My own body rebelled, too, and I succumbed to what the doc called “a little summer flu.” Consulted after I’d spent two days in a semi-conscious state, unable even—oh horror of horrors—to read, let alone get myself up, dressed, downtown, and inside a theater, he prescribed the regulation antibiotic. The drug did its job, as drugs tend to do. I then had to recover from the drug. More than a week has gone by without my really noticing it.
Meanwhile, however, I’ve managed to do two things. Thing One: I’ve stocked the two databases (those items running down the right hand column of this page) under the rubric of TOBIAS ELSEWHERE. Now, should you be so inclined, you can catch up with the ESSAYS and REVIEWS I’ve been writing in that lovely land called “elsewhere” that are electronically accessible. Since the future of dance writing, increasingly shunned at print venues, clearly lies in the realm of electronic publication, I’ve been directing my writing life accordingly.
Thing Two: I’ve sorted out the mountains of press releases luring me (and perhaps you) to dance action that will take place locally between Labor Day and the winter solstice. My chief Go Sees through Hallowe’en: Ballett Frankfurt (choreography by William Forsythe), Brooklyn Academy of Music (BAM) Opera House, Sept 30-Oct 4; U Theatre: “The Sound of Ocean,” BAM Harvey, Oct 7-11; Suzanne Farrell Ballet, New Jersey Performing Arts Center, Oct 11, Brooklyn College, Oct 12 mat.; Merce Cunningham Dance Company, BAM Opera House, Oct 14-18; Ballet Nacional de Cuba, City Center, Oct 15-19; Susan Marshall & Company, BAM Harvey, Oct 21-25; Ronald K Brown/Evidence, Joyce, Oct 21-26; American Ballet Theatre, City Center, Oct 22-Nov 9; Reggie Wilson/Fist & Heel Performance Group, Joyce, Oct 22-Nov 1; Curt Haworth, Danspace, Oct 23-26; Ririe Woodbury Dance Company performing works by Alwin Nikolais, Joyce, Oct 28-Nov 2; Noche Flamenca, Lucille Lortel Theater, Nov 1-30 (previews Oct 29 & 30). More—much more—later.

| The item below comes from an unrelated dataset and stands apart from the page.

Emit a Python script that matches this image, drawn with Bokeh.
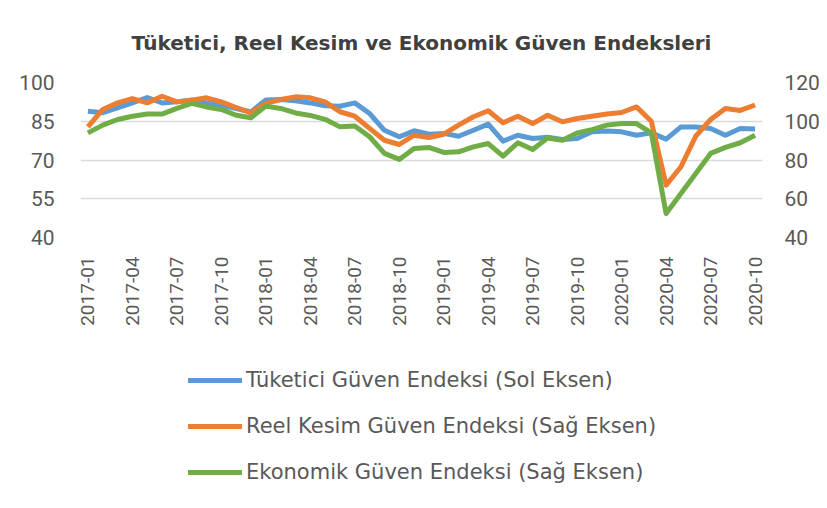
import math
from bokeh.plotting import figure
from bokeh.layouts import column
from bokeh.models import Range1d, LinearAxis, FixedTicker, Legend, LegendItem, ColumnDataSource
from bokeh.embed import file_html
from bokeh.resources import INLINE

months = [f"{y}-{m:02d}" for y in range(2017, 2021) for m in range(1, 13)][:46]
tick_idx = list(range(0, 46, 3))
tick_labels = ["2017-01", "2017-04", "2017-07", "2017-10", "2018-01", "2018-04", "2018-07", "2018-10",
               "2019-01", "2019-04", "2019-07", "2019-10", "2020-01", "2020-04", "2020-07", "2020-10"]

# Tüketici Güven Endeksi (Sol Eksen)
tuketici = [88.9, 88.3, 90.2, 92.1, 94.2, 92.1, 92.5, 93.2, 92.1, 91.2, 89.9, 88.6,
            93.2, 93.4, 92.9, 92.1, 91.0, 90.8, 92.1, 88.0, 81.5, 79.0, 81.3, 80.0,
            80.3, 79.2, 81.5, 83.9, 77.3, 79.6, 78.3, 78.8, 77.9, 78.3, 80.9, 81.2,
            80.9, 79.6, 80.5, 78.1, 82.8, 82.8, 82.2, 79.6, 82.2, 82.0]
# Reel Kesim Güven Endeksi (Sağ Eksen)
reel_kesim = [97.1, 106.1, 109.5, 111.7, 109.5, 112.9, 110.0, 110.9, 112.1, 110.0, 107.1, 104.3,
              109.2, 111.2, 112.6, 112.1, 110.0, 104.9, 102.6, 96.3, 90.2, 88.0, 92.8, 91.6,
              93.3, 98.0, 102.3, 105.4, 99.2, 102.6, 98.8, 103.1, 99.7, 101.4, 102.6, 103.7,
              104.5, 107.4, 100.0, 67.0, 76.5, 92.3, 100.9, 106.6, 105.6, 108.4]
# Ekonomik Güven Endeksi (Sağ Eksen)
ekonomik = [94.0, 98.0, 100.9, 102.6, 103.7, 103.7, 106.6, 109.2, 107.4, 106.1, 103.1, 101.8,
            107.8, 106.6, 104.3, 103.0, 101.0, 97.1, 97.6, 92.0, 83.4, 80.3, 85.9, 86.5,
            83.9, 84.2, 86.8, 88.5, 82.0, 88.9, 85.4, 91.4, 90.2, 94.0, 95.7, 98.0,
            98.8, 98.8, 94.0, 52.4, 62.7, 73.0, 83.4, 86.5, 88.9, 92.8]

series_names = ["Tüketici Güven Endeksi (Sol Eksen)",
                "Reel Kesim Güven Endeksi (Sağ Eksen)",
                "Ekonomik Güven Endeksi (Sağ Eksen)"]
series_cols = ["tuketici", "reel", "ekonomik"]
colors = ["#5B9BD5", "#ED7D31", "#70AD47"]

src = ColumnDataSource(dict(x=list(range(len(months))), month=months,
                            tuketici=tuketici, reel=reel_kesim, ekonomik=ekonomik))

FONT = "Roboto"
TFONT = "DejaVu Sans"
TXT = "#595959"
W = 822

p = figure(width=W, height=350, output_backend="svg", toolbar_location=None,
           x_range=Range1d(-0.5, 45.5), y_range=Range1d(40, 100),
           min_border_left=80, min_border_right=58, min_border_top=82, min_border_bottom=113)
p.extra_y_ranges = {"right": Range1d(40, 120)}
p.background_fill_color = "white"
p.border_fill_color = "white"
p.outline_line_color = None

p.title.text = "Tüketici, Reel Kesim ve Ekonomik Güven Endeksleri"
p.title.align = "center"
p.title.vertical_align = "middle"
p.title.text_font = TFONT
p.title.text_font_size = "20px"
p.title.text_font_style = "bold"
p.title.text_color = "#404040"
p.title.standoff = 54

r1 = p.line("x", "tuketici", source=src, line_color=colors[0], line_width=5, line_join="round")
r2 = p.line("x", "reel", source=src, line_color=colors[1], line_width=5, line_join="round",
            y_range_name="right")
r3 = p.line("x", "ekonomik", source=src, line_color=colors[2], line_width=5, line_join="round",
            y_range_name="right")

ax = p.xaxis[0]
ax.ticker = FixedTicker(ticks=tick_idx)
ax.major_label_overrides = {i: lab for i, lab in zip(tick_idx, tick_labels)}
ax.major_label_orientation = math.pi / 2
ax.major_label_standoff = 19

ly = p.yaxis[0]
ly.ticker = FixedTicker(ticks=[40, 55, 70, 85, 100])
ly.major_label_standoff = 26

ry = LinearAxis(y_range_name="right", ticker=FixedTicker(ticks=[40, 60, 80, 100, 120]))
ry.major_label_standoff = 22
p.add_layout(ry, "right")

for a in [ax, ly, ry]:
    a.axis_line_color = None
    a.major_tick_line_color = None
    a.minor_tick_line_color = None
    a.major_tick_out = 0
    a.major_tick_in = 0
    a.major_label_text_font = FONT
    a.major_label_text_color = TXT
ax.major_label_text_font_size = "19px"
ly.major_label_text_font_size = "21px"
ry.major_label_text_font_size = "21px"

p.xgrid.grid_line_color = None
p.ygrid.grid_line_color = "#d9d9d9"
p.ygrid.grid_line_width = 1.5
p.ygrid.ticker = FixedTicker(ticks=[40, 55, 70, 85, 100])

# legend panel (separate figure below the chart); its series lie outside its view range,
# only the legend swatches are visible
lg = figure(width=W, height=150, output_backend="svg", toolbar_location=None,
            x_axis_type=None, y_axis_type=None,
            x_range=Range1d(-0.5, 45.5), y_range=Range1d(0, 1),
            min_border_left=0, min_border_right=0, min_border_top=0, min_border_bottom=0)
lg.grid.visible = False
lg.outline_line_color = None
lg.background_fill_color = "white"
lg.border_fill_color = "white"
swatches = [lg.line("x", col, source=src, line_color=c, line_width=5, line_cap="round")
            for col, c in zip(series_cols, colors)]

legend = Legend(items=[LegendItem(label=n, renderers=[r]) for n, r in zip(series_names, swatches)],
                location=(108, 16), orientation="vertical")
legend.label_text_font = TFONT
legend.label_text_font_size = "21px"
legend.label_text_color = TXT
legend.glyph_width = 54
legend.glyph_height = 22
legend.label_height = 22
legend.label_standoff = 4
legend.spacing = 22
legend.padding = 4
legend.margin = 0
legend.border_line_color = None
legend.background_fill_alpha = 0
lg.add_layout(legend, "center")

layout = column(p, lg, spacing=0)
open("out.html", "w").write(file_html(layout, INLINE))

For the middle two weeks in September, I’ll be in Copenhagen, where I plan to report on the Royal Danish Ballet, which will, conveniently, be offering a pair of programs during my stay that epitomize its split personality. The first is a “heritage” program featuring a new production of the incomparable Romantic-era choreographer August Bournonville’s La Sylphide. The staging has been entrusted to Nikolaj Hübbe, who, like many of Denmark’s spectacular male dancers, eagerly left his native land and company as soon as he could (he’s spent the major part of his performing career as a principal dancer with the New York City Ballet), but has, blessedly, never really severed his bond with the homeland. The second program will showcase the work of three balletic postmodernists. The Danes, who, despite the smallness of their numbers, have made uncanny achievements in several fields—dancing, literature, science, fine art, and, spectacularly, design—nourish a chronic inferiority complex. In dance, they’ve been yearning to get “with it” for the past seven decades, even if the illusion of contemporaneity required rejecting or despoiling the unique heritage that defines them. The company, looking ahead to 2005, when it will celebrate the 200th anniversary of Bournonville’s birth, is polishing up the master’s extant works, learning to love the old while forging ahead with the new.
After Copenhagen, I’ll begin reporting on the busy New York scene, where it looks as if the lights will be on full force.